The Spirit of the Lord GOD is upon me, because the Lord has anointed me to bring good tidings to the poor; he has sent me to bind up the brokenhearted, to proclaim liberty to the captives, and the opening of the prison to those who are bound; to proclaim the year of the Lord’s favor, and the day of vengeance of our God; to comfort all who mourn.
This passage is the very one that Jesus used to identify himself as the Messiah to the people of his hometown in Luke 4:17-21. There are many places in the Gospels where we find that Jesus charges the Twelve not to tell anyone yet that he is the Christ, but he is rejected by the very people who knew him best (very likely including some members of his extended family) for coming right out and spilling the beans about his anointed status. Most of the people listening to Jesus in the synagogue in Nazareth that day understood the words that Jesus quoted from the Book of Isaiah to be a messianic prophecy. Most of them openly rejected this revelation that their neighbor, or their cousin, that carpenter’s son, was the prophesied Redeemer of Israel. The Messiah is supposed to throw off the yoke of foreign oppression, not be a laborer in the family shop.
The beauty of Jesus Christ is that he is our Messiah and Redeemer, our Savior and Lord, and he understands us because he has lived not only as we live in this world (certainly as people of his time lived), but he lived a life of such simplicity that he would not even be a footnote in history were he not exactly who he said that he was. Further, while he came to redeem all of humanity, he said specifically that he came to “bring good tidings to the poor.” Jesus had what can only be described as a deep love for the poor, he lived among them and chose to live the last years of his life as a man “with no place to lay his head.” (Luke 9:58) He also spent a great deal of his ministry reaching out to outcasts and sinners, those who “respectable” society scorned. When the Messiah came, the one who makes all things new (cf. Rev. 21:5), he opened the door for anyone who wanted to be one with God to come, no matter how “unclean” society thought they were. He even gave us the gift of himself on the Cross, and in the Holy Eucharist.

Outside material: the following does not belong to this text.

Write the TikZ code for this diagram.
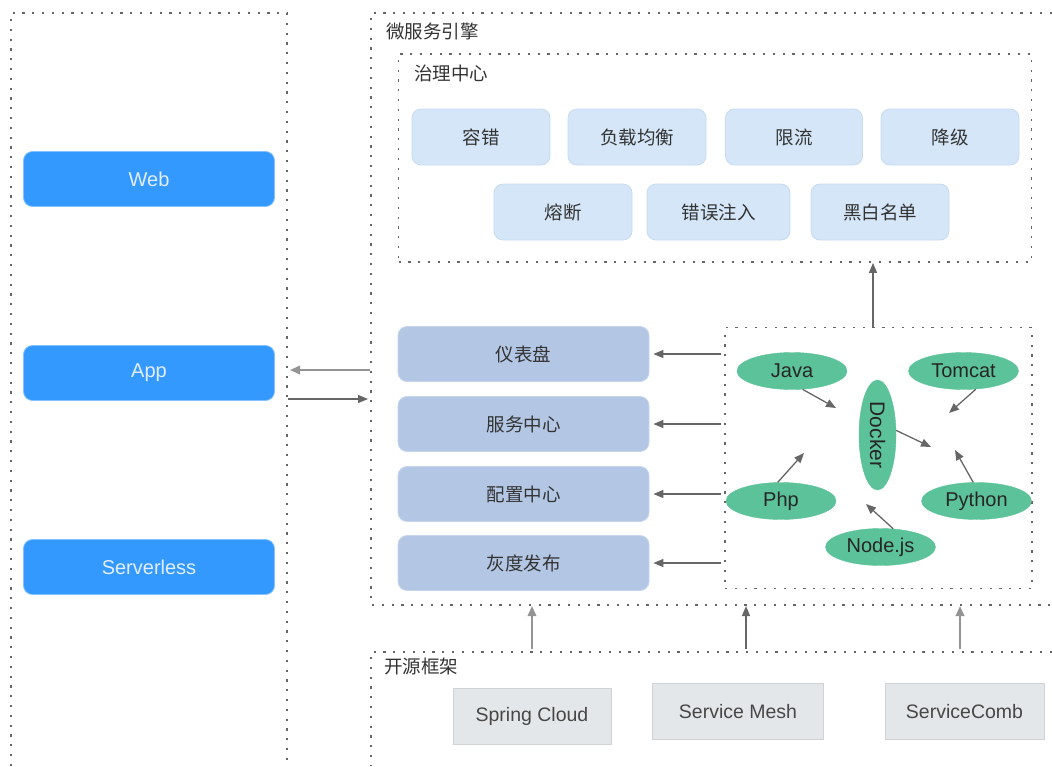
\documentclass[tikz,border=0pt]{standalone}
\usepackage{fontspec}
\setmainfont{Liberation Sans}
\newfontfamily\cjk{Noto Sans CJK SC}
\usetikzlibrary{arrows.meta,shapes.geometric,calc}
\definecolor{dotc}{HTML}{666666}
\definecolor{blu}{HTML}{3399FF}
\definecolor{blutext}{HTML}{E2EEFF}
\definecolor{govfill}{HTML}{D4E6F7}
\definecolor{govline}{HTML}{C6DAF0}
\definecolor{leftfill}{HTML}{B3C7E5}
\definecolor{leftline}{HTML}{C5D5EC}
\definecolor{grn}{HTML}{5CC29A}
\definecolor{grayfill}{HTML}{E4E7E9}
\definecolor{grayline}{HTML}{D0D3D5}
\definecolor{txt}{HTML}{333333}
\definecolor{arrc}{HTML}{666666}
\begin{document}
\begin{tikzpicture}[x=1pt,y=-1pt,
  dotbox/.style={draw=dotc, line width=1.8pt, dash pattern=on 2.2pt off 7.6pt},
  bluebox/.style={fill=blu, draw=blu!60, line width=0.8pt, rounded corners=9pt, minimum width=251pt, minimum height=55pt, inner sep=0pt, text=blutext, font=\fontsize{20}{24}\selectfont},
  govbox/.style={fill=govfill, draw=govline, line width=0.8pt, rounded corners=9pt, minimum height=56pt, inner sep=0pt, text=txt, font=\cjk\fontsize{18.5}{22}\selectfont},
  leftbox/.style={fill=leftfill, draw=leftline, line width=0.8pt, rounded corners=9pt, minimum width=251pt, minimum height=55pt, inner sep=0pt, text=txt, font=\cjk\fontsize{18.5}{22}\selectfont},
  grbox/.style={fill=grayfill, draw=grayline, line width=0.8pt, minimum height=56pt, inner sep=0pt, text=txt!90, font=\fontsize{19.5}{23}\selectfont},
  ell/.style={ellipse, fill=grn, draw=grn, inner sep=0pt, minimum width=110pt, minimum height=37pt, text=black!85, font=\fontsize{20}{24}\selectfont},
  title/.style={anchor=west, inner sep=0pt, text=txt, font=\cjk\fontsize{18.5}{22}\selectfont},
  arr/.style={draw=arrc, line width=1.3pt, -{Triangle[length=10pt,width=8pt]}},
  arrl/.style={draw=arrc!70, line width=2pt, -{Triangle[length=10pt,width=8.5pt]}}
]
\useasboundingbox (0,0) rectangle (1052,766);

% left column frame
\draw[dotbox] (11,766) -- (11,13) -- (287,13) -- (287,766);
\node[bluebox] (web) at (149,179) {Web};
\node[bluebox] (app) at (149,373) {App};
\node[bluebox] (srv) at (149,567) {Serverless};

% microservice engine frame
\draw[dotbox] (1052,13) -- (371,13) -- (371,605) -- (1052,605);
\node[title] (engt) at (386,31) {微服务引擎};

% governance center
\node[dotbox, minimum width=633pt, minimum height=208pt, inner sep=0pt] (gov) at (715,158) {};
\node[title] (govt) at (414,73) {治理中心};
\node[govbox, minimum width=138pt] (g1) at (481,137) {容错};
\node[govbox, minimum width=138pt] (g2) at (637,137) {负载均衡};
\node[govbox, minimum width=137pt] (g3) at (794,137) {限流};
\node[govbox, minimum width=138pt] (g4) at (950,137) {降级};
\node[govbox, minimum width=138pt] (g5) at (563,212) {熔断};
\node[govbox, minimum width=143pt] (g6) at (718.5,212) {错误注入};
\node[govbox, minimum width=138pt] (g7) at (880,212) {黑白名单};

% left boxes
\node[leftbox] (b1) at (523.5,354) {仪表盘};
\node[leftbox] (b2) at (523.5,424) {服务中心};
\node[leftbox] (b3) at (523.5,494) {配置中心};
\node[leftbox] (b4) at (523.5,563) {灰度发布};

% docker area
\node[dotbox, minimum width=307pt, minimum height=261pt, inner sep=0pt] (dk) at (878.5,458) {};
\node[ell] (java) at (792,371) {Java};
\node[ell] (tomcat) at (963.5,371) {Tomcat};
\node[ell, minimum width=37pt, minimum height=110pt] (docker) at (877.5,435) {\rotatebox{-90}{\fontsize{21}{24}\selectfont Docker}};
\node[ell] (php) at (781,501) {Php};
\node[ell] (python) at (976.5,501) {Python};
\node[ell] (nodejs) at (880.5,547) {Node.js};

\coordinate (tj) at (836,408);
\coordinate (tt) at (949,413);
\coordinate (td) at (931,447);
\coordinate (tp) at (804,453);
\coordinate (ty) at (955,450);
\coordinate (tn) at (866,504);
\draw[arr] (java.-60) -- (tj);
\draw[arr] (tomcat.-56) -- (tt);
\draw[arr] (docker.14) -- (td);
\draw[arr] (php.100) -- (tp);
\draw[arr] (python.100) -- (ty);
\draw[arr] (nodejs.55) -- (tn);

% docker area -> governance
\coordinate (dtop) at (873,328);
\draw[arr] (dtop) -- (dtop |- gov.south);

% docker area -> left boxes
\foreach \b in {b1,b2,b3,b4}{
  \draw[arr, shorten <=3pt, shorten >=4pt] (dk.west |- \b.east) -- (\b.east);
}

% client <-> engine
\coordinate (a1s) at (370,370);
\coordinate (a1e) at (290,370);
\coordinate (a2s) at (288,399);
\coordinate (a2e) at (368,399);
\draw[arrl] (a1s) -- (a1e);
\draw[arr] (a2s) -- (a2e);

% open source frameworks
\draw[dotbox] (1052,652) -- (371,652) -- (371,766);
\node[title] (ost) at (384,666) {开源框架};
\node[grbox, minimum width=158pt] (sc) at (532,716) {Spring Cloud};
\node[grbox, minimum width=171pt] (sm) at (738,711.5) {Service Mesh};
\node[grbox, minimum width=159pt] (cb) at (964.5,711.5) {ServiceComb};

\coordinate (u1s) at (532,649);
\coordinate (u1e) at (532,606);
\coordinate (u2s) at (746,649);
\coordinate (u2e) at (746,606);
\coordinate (u3s) at (960,649);
\coordinate (u3e) at (960,606);
\draw[arrl] (u1s) -- (u1e);
\draw[arr] (u2s) -- (u2e);
\draw[arrl] (u3s) -- (u3e);
\end{tikzpicture}
\end{document}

So as we enter what are now effectively the closing days and hours of Advent for the Liturgical Year 2014, remember the people who Jesus said that he came to bring glad tidings to. The poor, yes, especially those without much in the way of the material comforts of this world. We should remember not only those people who suffer from material poverty, however, who Jesus told us would always be with us (cf. Matt. 26:11, Mark 14:7, John 12:8), but those who suffer from poverty of the spiritual kind as well. Some of us have family members or friends who might not make the Lord a priority in their life, or who are far from the Church for various reasons which, for some folks, only they may truly know. Without rendering judgment, we should pray for reconciliation and peace for those loved ones according to the Lord’s time and will.
Others suffer from a spiritual impoverishment brought about from being marginalized or alone, especially people with few living family members, or family that are far away from where they are. If you know someone with no place to come home to for Christmas, may I be so bold as to suggest that you consider inviting that person to Christmas dinner in your home or with your family? If space makes that impossible, surprise someone with a plate of food, or a basket of sweets. Remember especially during the Christmas season those in nursing homes, hospitals, hospices, and group homes whose family are not near them. I know from experience that those folks treasure visitors during Christmastide, some of them have very few. Not least of all are military personnel stationed far from their families. They should never be far from our prayers.